Salame Making Process
- STEP 1 -
The "chopper," or the "cutter," is an aptly named machine that does exactly as it promises: it chops the meat. But the real work is done by the salumiere – or master salame maker – who lends a craftsman's eye to determine how fine or coarse to chop the meat. At just the right point, seasonings are added.
- STEP 2 -
The chopped and seasoned meat is stuffed as tightly as possible without air into a specific casing, depending on the variety of salame. Hand-tying is a craft that relies on eyes and experience, not rulers, to determine the ideal length of each salame.
- STEP 3 -
In the Fermentation Room freshly stuffed salame is hung for five to seven days. First, we use natural starter cultures to begin the fermentation process. Next, the growth of our Columbus Fiore, or bloom, begins to develop.

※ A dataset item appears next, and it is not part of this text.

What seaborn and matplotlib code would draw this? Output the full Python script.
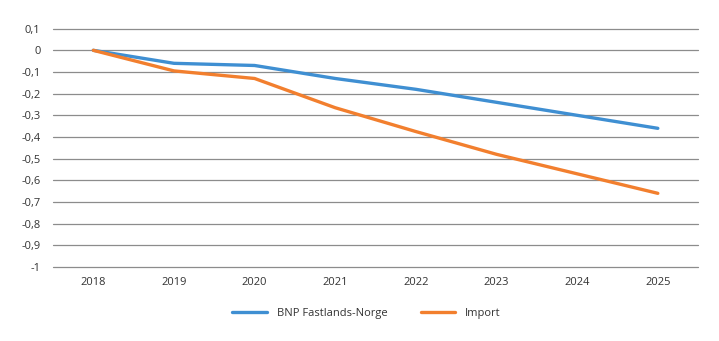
import matplotlib
matplotlib.use("Agg")
import matplotlib.pyplot as plt
import seaborn as sns
import pandas as pd
from matplotlib.ticker import FuncFormatter

years = [2018, 2019, 2020, 2021, 2022, 2023, 2024, 2025]
bnp_fastland = [0, -0.06, -0.07, -0.13, -0.18, -0.24, -0.30, -0.36]
importe = [0, -0.095, -0.13, -0.265, -0.375, -0.48, -0.57, -0.66]
series_names = ["BNP Fastlands-Norge", "Import"]
colors = ["#3f8fd2", "#f27f2e"]

df = pd.concat([
    pd.DataFrame({"pos": range(len(years)), "verdi": bnp_fastland, "serie": series_names[0]}),
    pd.DataFrame({"pos": range(len(years)), "verdi": importe, "serie": series_names[1]}),
])

sns.set_theme(style="white")
plt.rcParams["font.family"] = ["Open Sans", "DejaVu Sans"]

fig = plt.figure(figsize=(7.19, 3.41), dpi=100)
ax = fig.add_axes([0.0737, 0.217, 0.8973, 0.699])

for y in [round(0.1 - 0.1 * i, 1) for i in range(12)]:
    ax.axhline(y, color="#8c8c8c", lw=0.9, zorder=0, clip_on=False)

sns.lineplot(data=df, x="pos", y="verdi", hue="serie", palette=colors,
             linewidth=2.4, ax=ax, legend=False, sort=False)

ax.set_xlim(-0.5, len(years) - 0.5)
ax.set_ylim(-1.0, 0.1)
ax.set_xticks(range(len(years)))
ax.set_xticklabels([str(y) for y in years])
ax.set_yticks([round(-1 + 0.1 * i, 1) for i in range(12)])


def fmt(v, _):
    s = f"{v:.1f}".replace(".", ",")
    if s.endswith(",0"):
        s = s[:-2]
    if s == "-0":
        s = "0"
    return s


ax.yaxis.set_major_formatter(FuncFormatter(fmt))
ax.tick_params(axis="both", length=0, labelsize=8, colors="#333333")
ax.tick_params(axis="y", pad=9)
ax.tick_params(axis="x", pad=7)
ax.set_xlabel("")
ax.set_ylabel("")
for s in ax.spines.values():
    s.set_visible(False)

handles = [plt.Line2D([], [], color=c, lw=2.4) for c in colors]
fig.legend(handles, series_names, loc="center", bbox_to_anchor=(0.51, 0.082),
           ncol=2, frameon=False, fontsize=8, handlelength=3.1,
           columnspacing=3.0, handletextpad=0.9, labelcolor="#333333")

fig.savefig("out.png", dpi=100)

Fiore is a soft, white coating similar to the rind on Brie cheese that adds flavor complexity while offering protection during the aging process. Finally, the curing begins as the salame dries.
- STEP 4 -
In the Aging Room salame slowly ferments and develops its distinct aromas and flavors. Depending on the type of salame, this process can take anywhere from three weeks to three months.
- STEP 5 -
Only once the salame has been aged to perfection is it packaged and shipped to stores.
- STEP 6 -
Some of our salame is conveniently pre-sliced. We carefully remove the casings, slice thinly and package immediately to maintain freshness.